» Task prompt: Word for word, transcribe the lines below and drop the pictures.

# Start of Records to use

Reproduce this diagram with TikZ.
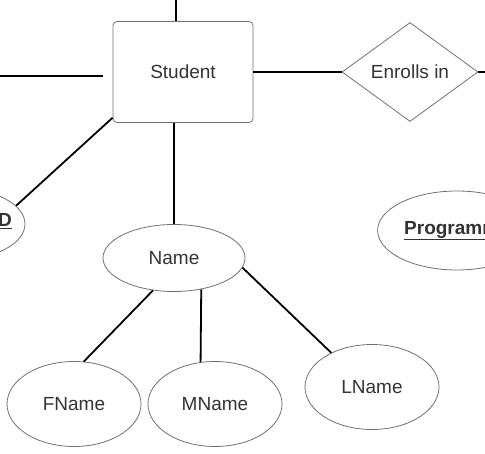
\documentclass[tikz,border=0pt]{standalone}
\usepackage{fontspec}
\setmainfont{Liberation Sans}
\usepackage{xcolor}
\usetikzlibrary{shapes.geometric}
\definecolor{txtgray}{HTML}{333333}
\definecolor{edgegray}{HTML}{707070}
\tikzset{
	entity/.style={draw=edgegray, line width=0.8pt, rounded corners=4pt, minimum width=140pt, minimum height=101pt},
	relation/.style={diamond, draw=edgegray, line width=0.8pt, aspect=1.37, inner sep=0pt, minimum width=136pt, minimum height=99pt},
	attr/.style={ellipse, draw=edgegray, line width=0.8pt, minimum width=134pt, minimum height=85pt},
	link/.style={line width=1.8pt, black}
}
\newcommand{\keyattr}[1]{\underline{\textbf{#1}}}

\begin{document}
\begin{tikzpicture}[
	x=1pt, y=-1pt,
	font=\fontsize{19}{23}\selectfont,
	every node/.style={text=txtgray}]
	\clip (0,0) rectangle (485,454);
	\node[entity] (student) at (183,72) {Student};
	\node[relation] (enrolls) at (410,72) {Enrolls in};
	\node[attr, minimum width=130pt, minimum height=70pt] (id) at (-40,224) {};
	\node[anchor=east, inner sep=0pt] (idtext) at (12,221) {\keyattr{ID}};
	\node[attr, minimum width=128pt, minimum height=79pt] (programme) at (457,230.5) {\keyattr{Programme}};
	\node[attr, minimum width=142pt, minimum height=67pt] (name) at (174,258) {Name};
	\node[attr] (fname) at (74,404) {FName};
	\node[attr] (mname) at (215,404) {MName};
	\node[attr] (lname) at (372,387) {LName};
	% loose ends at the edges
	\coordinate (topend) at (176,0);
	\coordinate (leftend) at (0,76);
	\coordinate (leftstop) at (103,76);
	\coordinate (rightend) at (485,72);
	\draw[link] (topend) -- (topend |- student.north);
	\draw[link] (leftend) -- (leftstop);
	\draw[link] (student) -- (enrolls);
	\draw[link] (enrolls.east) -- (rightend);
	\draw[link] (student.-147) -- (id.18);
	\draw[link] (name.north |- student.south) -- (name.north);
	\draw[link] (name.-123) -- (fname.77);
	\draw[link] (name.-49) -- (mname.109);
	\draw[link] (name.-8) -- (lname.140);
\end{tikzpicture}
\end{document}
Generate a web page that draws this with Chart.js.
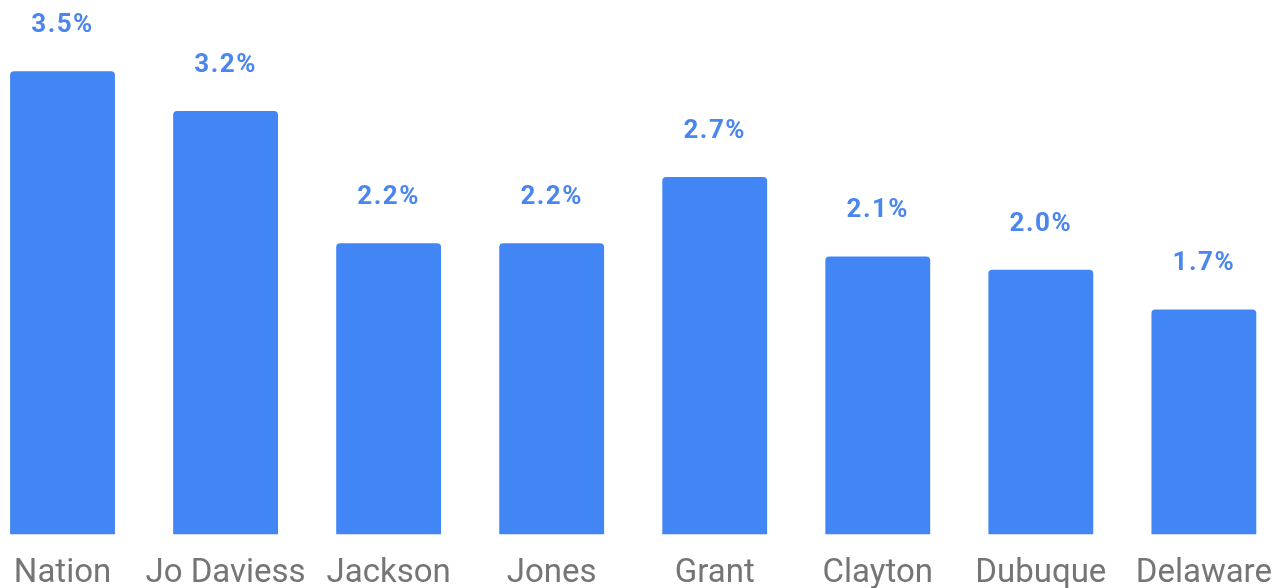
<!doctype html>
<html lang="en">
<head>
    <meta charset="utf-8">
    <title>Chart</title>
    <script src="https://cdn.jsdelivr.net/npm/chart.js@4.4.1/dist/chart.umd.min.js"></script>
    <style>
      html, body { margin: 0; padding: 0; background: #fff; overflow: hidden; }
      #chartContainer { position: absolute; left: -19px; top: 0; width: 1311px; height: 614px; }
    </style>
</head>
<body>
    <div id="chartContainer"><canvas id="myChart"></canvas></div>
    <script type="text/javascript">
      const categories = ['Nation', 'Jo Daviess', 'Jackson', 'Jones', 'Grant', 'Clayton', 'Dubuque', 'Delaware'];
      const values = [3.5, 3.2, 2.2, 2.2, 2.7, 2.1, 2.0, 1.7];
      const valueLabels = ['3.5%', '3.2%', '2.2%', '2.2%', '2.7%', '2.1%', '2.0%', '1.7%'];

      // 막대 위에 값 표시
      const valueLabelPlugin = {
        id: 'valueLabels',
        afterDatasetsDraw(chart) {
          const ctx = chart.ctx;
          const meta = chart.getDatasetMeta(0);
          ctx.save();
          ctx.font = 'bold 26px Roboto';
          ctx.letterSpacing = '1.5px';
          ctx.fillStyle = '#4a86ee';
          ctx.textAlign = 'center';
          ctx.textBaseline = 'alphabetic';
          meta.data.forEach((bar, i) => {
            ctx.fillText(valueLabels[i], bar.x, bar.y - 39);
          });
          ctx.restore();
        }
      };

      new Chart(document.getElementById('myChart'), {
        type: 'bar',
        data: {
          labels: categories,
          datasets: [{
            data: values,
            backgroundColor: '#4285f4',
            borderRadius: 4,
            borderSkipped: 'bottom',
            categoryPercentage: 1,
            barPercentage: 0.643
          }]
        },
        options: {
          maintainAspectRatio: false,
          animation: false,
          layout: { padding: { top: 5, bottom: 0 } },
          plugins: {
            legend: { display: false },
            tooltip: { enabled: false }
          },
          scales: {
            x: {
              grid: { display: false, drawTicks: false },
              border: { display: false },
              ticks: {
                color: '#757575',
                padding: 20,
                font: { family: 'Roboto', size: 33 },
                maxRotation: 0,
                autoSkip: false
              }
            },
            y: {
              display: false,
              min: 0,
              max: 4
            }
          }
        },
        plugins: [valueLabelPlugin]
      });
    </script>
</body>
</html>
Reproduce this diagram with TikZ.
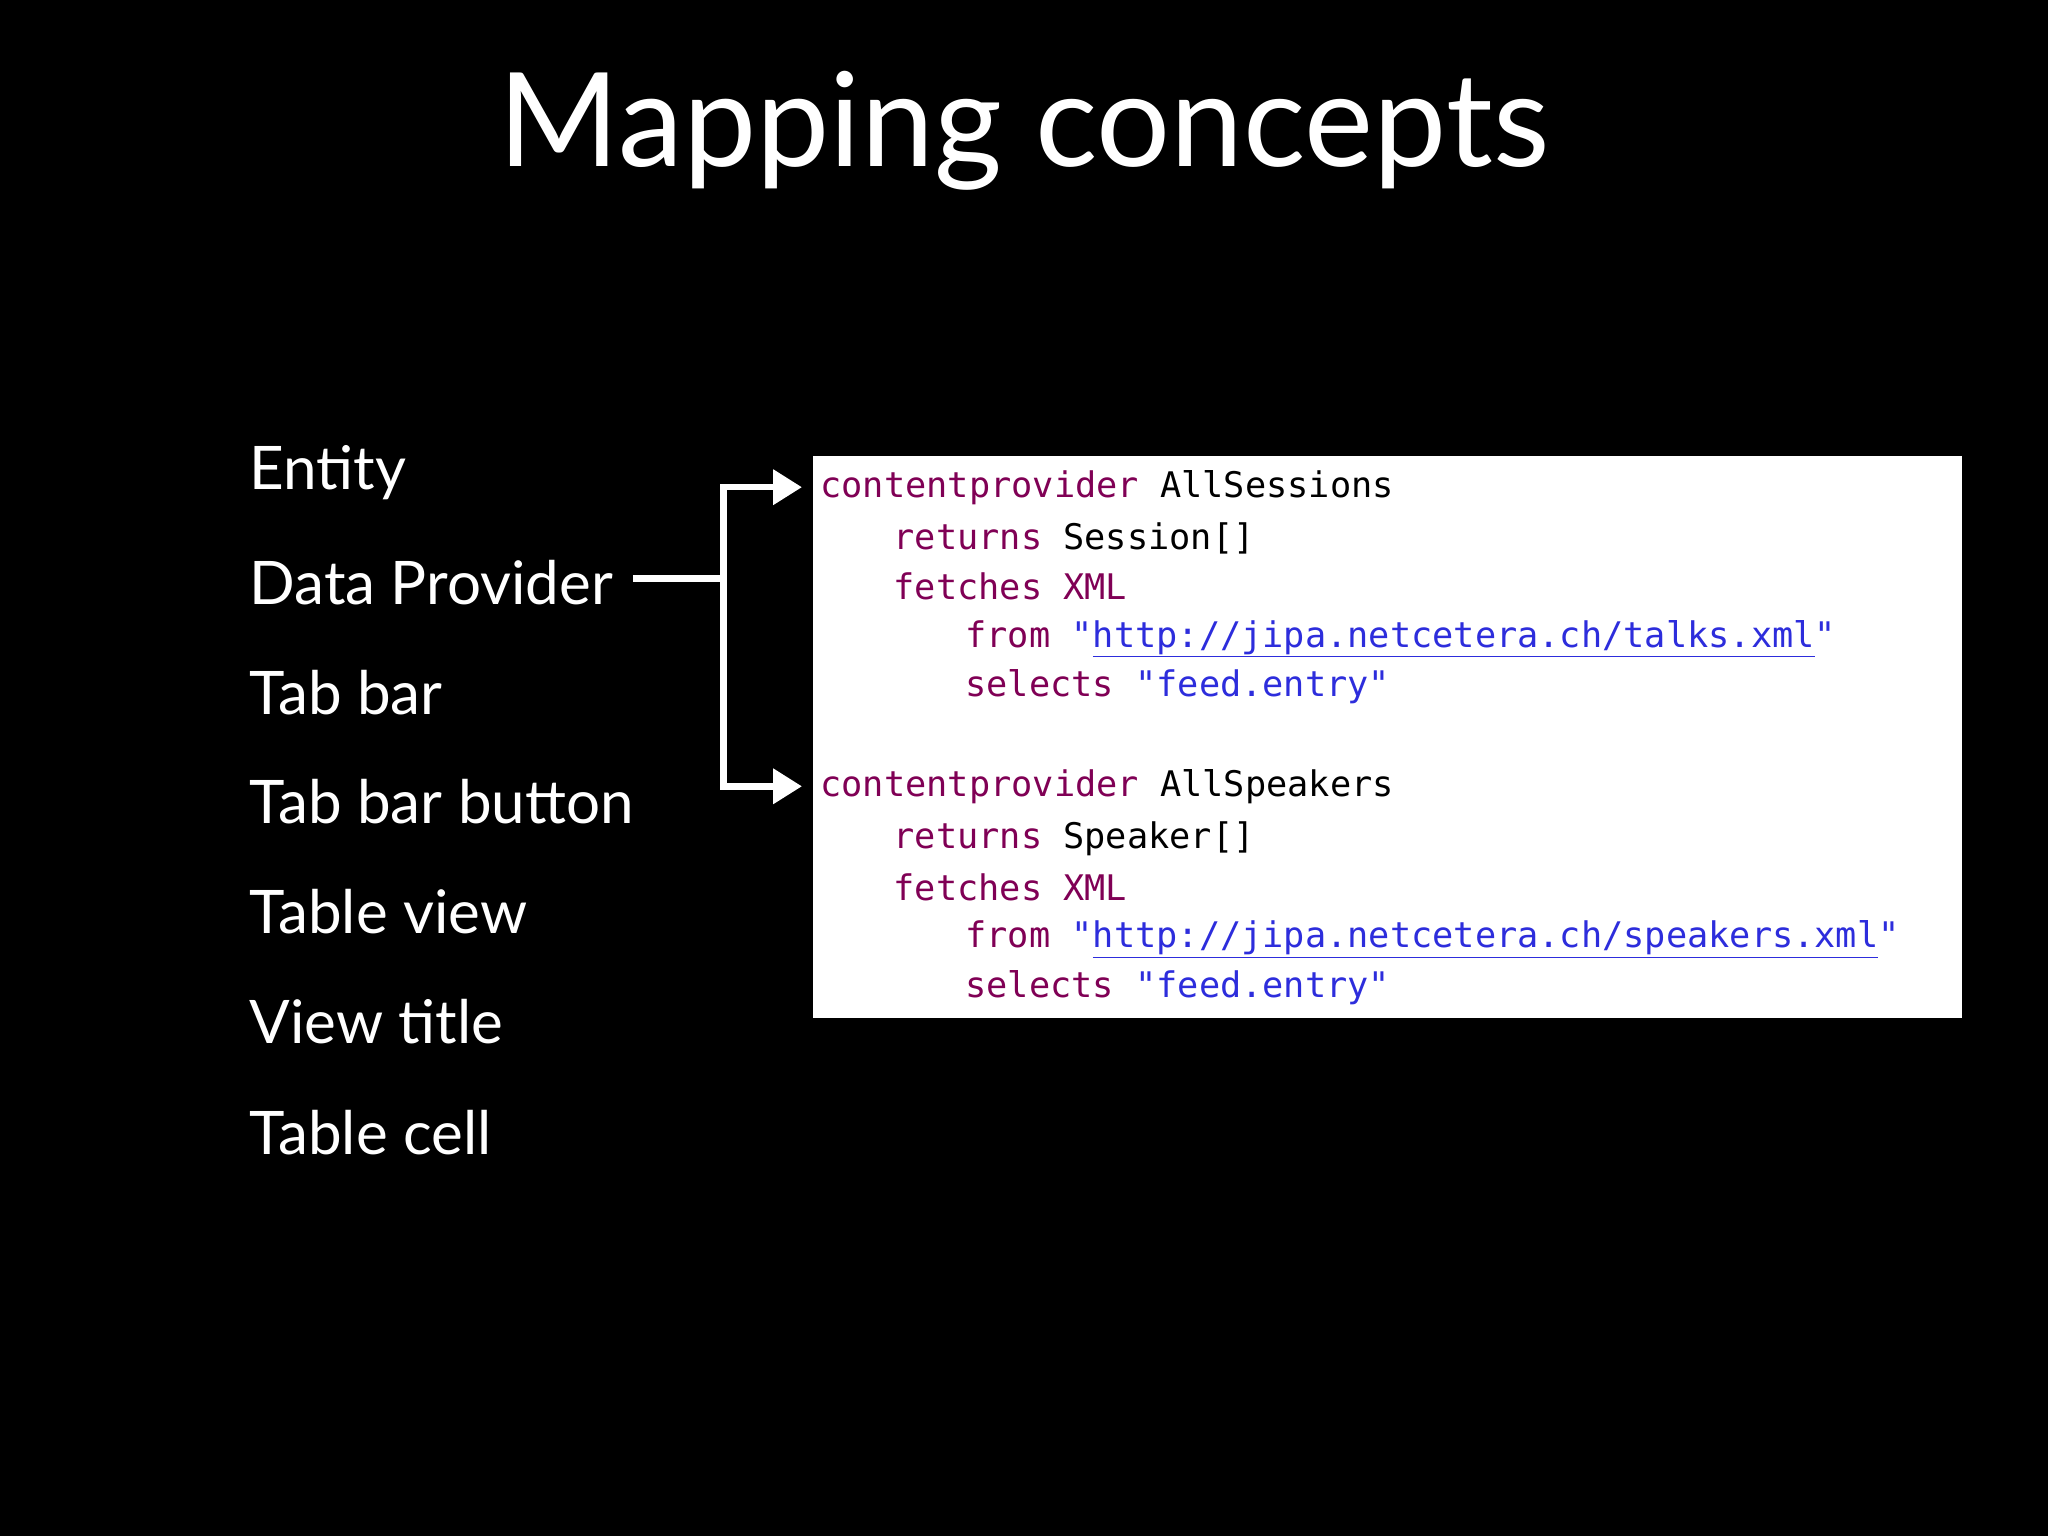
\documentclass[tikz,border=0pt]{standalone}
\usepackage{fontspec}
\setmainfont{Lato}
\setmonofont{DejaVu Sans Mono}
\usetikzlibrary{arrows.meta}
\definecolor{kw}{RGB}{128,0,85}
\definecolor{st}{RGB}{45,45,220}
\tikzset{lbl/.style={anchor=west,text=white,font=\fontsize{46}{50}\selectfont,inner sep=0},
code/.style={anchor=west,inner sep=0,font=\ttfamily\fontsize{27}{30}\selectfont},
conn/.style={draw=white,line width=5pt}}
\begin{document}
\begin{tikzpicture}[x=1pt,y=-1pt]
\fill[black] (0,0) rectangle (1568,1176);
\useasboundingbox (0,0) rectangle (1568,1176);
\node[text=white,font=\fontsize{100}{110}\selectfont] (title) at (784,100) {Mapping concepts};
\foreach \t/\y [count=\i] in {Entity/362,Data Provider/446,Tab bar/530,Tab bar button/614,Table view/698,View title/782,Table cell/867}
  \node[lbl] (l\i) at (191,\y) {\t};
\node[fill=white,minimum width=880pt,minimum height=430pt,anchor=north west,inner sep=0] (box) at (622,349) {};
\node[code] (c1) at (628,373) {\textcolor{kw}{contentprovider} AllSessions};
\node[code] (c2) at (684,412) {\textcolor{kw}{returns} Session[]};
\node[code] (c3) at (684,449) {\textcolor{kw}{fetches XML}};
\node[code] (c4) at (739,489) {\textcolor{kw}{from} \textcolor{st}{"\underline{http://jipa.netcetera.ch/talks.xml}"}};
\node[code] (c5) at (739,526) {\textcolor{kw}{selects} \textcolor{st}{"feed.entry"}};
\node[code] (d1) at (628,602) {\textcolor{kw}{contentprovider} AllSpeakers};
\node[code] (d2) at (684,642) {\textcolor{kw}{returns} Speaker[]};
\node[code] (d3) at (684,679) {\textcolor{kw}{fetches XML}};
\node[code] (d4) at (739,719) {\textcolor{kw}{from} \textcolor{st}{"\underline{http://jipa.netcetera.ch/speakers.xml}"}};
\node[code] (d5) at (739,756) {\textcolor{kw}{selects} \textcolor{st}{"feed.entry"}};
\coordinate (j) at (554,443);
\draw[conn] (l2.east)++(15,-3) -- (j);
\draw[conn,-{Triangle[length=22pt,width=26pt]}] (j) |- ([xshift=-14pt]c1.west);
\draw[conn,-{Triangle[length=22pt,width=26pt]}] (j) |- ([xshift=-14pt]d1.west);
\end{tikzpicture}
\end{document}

# End of Records to use

» Reply to the task:
Reproduce this diagram with TikZ.
\documentclass[tikz,border=0pt]{standalone}
\usepackage{fontspec}
\setmainfont{Liberation Sans}
\usepackage{xcolor}
\usetikzlibrary{shapes.geometric}
\definecolor{txtgray}{HTML}{333333}
\definecolor{edgegray}{HTML}{707070}
\tikzset{
	entity/.style={draw=edgegray, line width=0.8pt, rounded corners=4pt, minimum width=140pt, minimum height=101pt},
	relation/.style={diamond, draw=edgegray, line width=0.8pt, aspect=1.37, inner sep=0pt, minimum width=136pt, minimum height=99pt},
	attr/.style={ellipse, draw=edgegray, line width=0.8pt, minimum width=134pt, minimum height=85pt},
	link/.style={line width=1.8pt, black}
}
\newcommand{\keyattr}[1]{\underline{\textbf{#1}}}

\begin{document}
\begin{tikzpicture}[
	x=1pt, y=-1pt,
	font=\fontsize{19}{23}\selectfont,
	every node/.style={text=txtgray}]
	\clip (0,0) rectangle (485,454);
	\node[entity] (student) at (183,72) {Student};
	\node[relation] (enrolls) at (410,72) {Enrolls in};
	\node[attr, minimum width=130pt, minimum height=70pt] (id) at (-40,224) {};
	\node[anchor=east, inner sep=0pt] (idtext) at (12,221) {\keyattr{ID}};
	\node[attr, minimum width=128pt, minimum height=79pt] (programme) at (457,230.5) {\keyattr{Programme}};
	\node[attr, minimum width=142pt, minimum height=67pt] (name) at (174,258) {Name};
	\node[attr] (fname) at (74,404) {FName};
	\node[attr] (mname) at (215,404) {MName};
	\node[attr] (lname) at (372,387) {LName};
	% loose ends at the edges
	\coordinate (topend) at (176,0);
	\coordinate (leftend) at (0,76);
	\coordinate (leftstop) at (103,76);
	\coordinate (rightend) at (485,72);
	\draw[link] (topend) -- (topend |- student.north);
	\draw[link] (leftend) -- (leftstop);
	\draw[link] (student) -- (enrolls);
	\draw[link] (enrolls.east) -- (rightend);
	\draw[link] (student.-147) -- (id.18);
	\draw[link] (name.north |- student.south) -- (name.north);
	\draw[link] (name.-123) -- (fname.77);
	\draw[link] (name.-49) -- (mname.109);
	\draw[link] (name.-8) -- (lname.140);
\end{tikzpicture}
\end{document}
Generate a web page that draws this with Chart.js.
<!doctype html>
<html lang="en">
<head>
    <meta charset="utf-8">
    <title>Chart</title>
    <script src="https://cdn.jsdelivr.net/npm/chart.js@4.4.1/dist/chart.umd.min.js"></script>
    <style>
      html, body { margin: 0; padding: 0; background: #fff; overflow: hidden; }
      #chartContainer { position: absolute; left: -19px; top: 0; width: 1311px; height: 614px; }
    </style>
</head>
<body>
    <div id="chartContainer"><canvas id="myChart"></canvas></div>
    <script type="text/javascript">
      const categories = ['Nation', 'Jo Daviess', 'Jackson', 'Jones', 'Grant', 'Clayton', 'Dubuque', 'Delaware'];
      const values = [3.5, 3.2, 2.2, 2.2, 2.7, 2.1, 2.0, 1.7];
      const valueLabels = ['3.5%', '3.2%', '2.2%', '2.2%', '2.7%', '2.1%', '2.0%', '1.7%'];

      // 막대 위에 값 표시
      const valueLabelPlugin = {
        id: 'valueLabels',
        afterDatasetsDraw(chart) {
          const ctx = chart.ctx;
          const meta = chart.getDatasetMeta(0);
          ctx.save();
          ctx.font = 'bold 26px Roboto';
          ctx.letterSpacing = '1.5px';
          ctx.fillStyle = '#4a86ee';
          ctx.textAlign = 'center';
          ctx.textBaseline = 'alphabetic';
          meta.data.forEach((bar, i) => {
            ctx.fillText(valueLabels[i], bar.x, bar.y - 39);
          });
          ctx.restore();
        }
      };

      new Chart(document.getElementById('myChart'), {
        type: 'bar',
        data: {
          labels: categories,
          datasets: [{
            data: values,
            backgroundColor: '#4285f4',
            borderRadius: 4,
            borderSkipped: 'bottom',
            categoryPercentage: 1,
            barPercentage: 0.643
          }]
        },
        options: {
          maintainAspectRatio: false,
          animation: false,
          layout: { padding: { top: 5, bottom: 0 } },
          plugins: {
            legend: { display: false },
            tooltip: { enabled: false }
          },
          scales: {
            x: {
              grid: { display: false, drawTicks: false },
              border: { display: false },
              ticks: {
                color: '#757575',
                padding: 20,
                font: { family: 'Roboto', size: 33 },
                maxRotation: 0,
                autoSkip: false
              }
            },
            y: {
              display: false,
              min: 0,
              max: 4
            }
          }
        },
        plugins: [valueLabelPlugin]
      });
    </script>
</body>
</html>
Reproduce this diagram with TikZ.
\documentclass[tikz,border=0pt]{standalone}
\usepackage{fontspec}
\setmainfont{Lato}
\setmonofont{DejaVu Sans Mono}
\usetikzlibrary{arrows.meta}
\definecolor{kw}{RGB}{128,0,85}
\definecolor{st}{RGB}{45,45,220}
\tikzset{lbl/.style={anchor=west,text=white,font=\fontsize{46}{50}\selectfont,inner sep=0},
code/.style={anchor=west,inner sep=0,font=\ttfamily\fontsize{27}{30}\selectfont},
conn/.style={draw=white,line width=5pt}}
\begin{document}
\begin{tikzpicture}[x=1pt,y=-1pt]
\fill[black] (0,0) rectangle (1568,1176);
\useasboundingbox (0,0) rectangle (1568,1176);
\node[text=white,font=\fontsize{100}{110}\selectfont] (title) at (784,100) {Mapping concepts};
\foreach \t/\y [count=\i] in {Entity/362,Data Provider/446,Tab bar/530,Tab bar button/614,Table view/698,View title/782,Table cell/867}
  \node[lbl] (l\i) at (191,\y) {\t};
\node[fill=white,minimum width=880pt,minimum height=430pt,anchor=north west,inner sep=0] (box) at (622,349) {};
\node[code] (c1) at (628,373) {\textcolor{kw}{contentprovider} AllSessions};
\node[code] (c2) at (684,412) {\textcolor{kw}{returns} Session[]};
\node[code] (c3) at (684,449) {\textcolor{kw}{fetches XML}};
\node[code] (c4) at (739,489) {\textcolor{kw}{from} \textcolor{st}{"\underline{http://jipa.netcetera.ch/talks.xml}"}};
\node[code] (c5) at (739,526) {\textcolor{kw}{selects} \textcolor{st}{"feed.entry"}};
\node[code] (d1) at (628,602) {\textcolor{kw}{contentprovider} AllSpeakers};
\node[code] (d2) at (684,642) {\textcolor{kw}{returns} Speaker[]};
\node[code] (d3) at (684,679) {\textcolor{kw}{fetches XML}};
\node[code] (d4) at (739,719) {\textcolor{kw}{from} \textcolor{st}{"\underline{http://jipa.netcetera.ch/speakers.xml}"}};
\node[code] (d5) at (739,756) {\textcolor{kw}{selects} \textcolor{st}{"feed.entry"}};
\coordinate (j) at (554,443);
\draw[conn] (l2.east)++(15,-3) -- (j);
\draw[conn,-{Triangle[length=22pt,width=26pt]}] (j) |- ([xshift=-14pt]c1.west);
\draw[conn,-{Triangle[length=22pt,width=26pt]}] (j) |- ([xshift=-14pt]d1.west);
\end{tikzpicture}
\end{document}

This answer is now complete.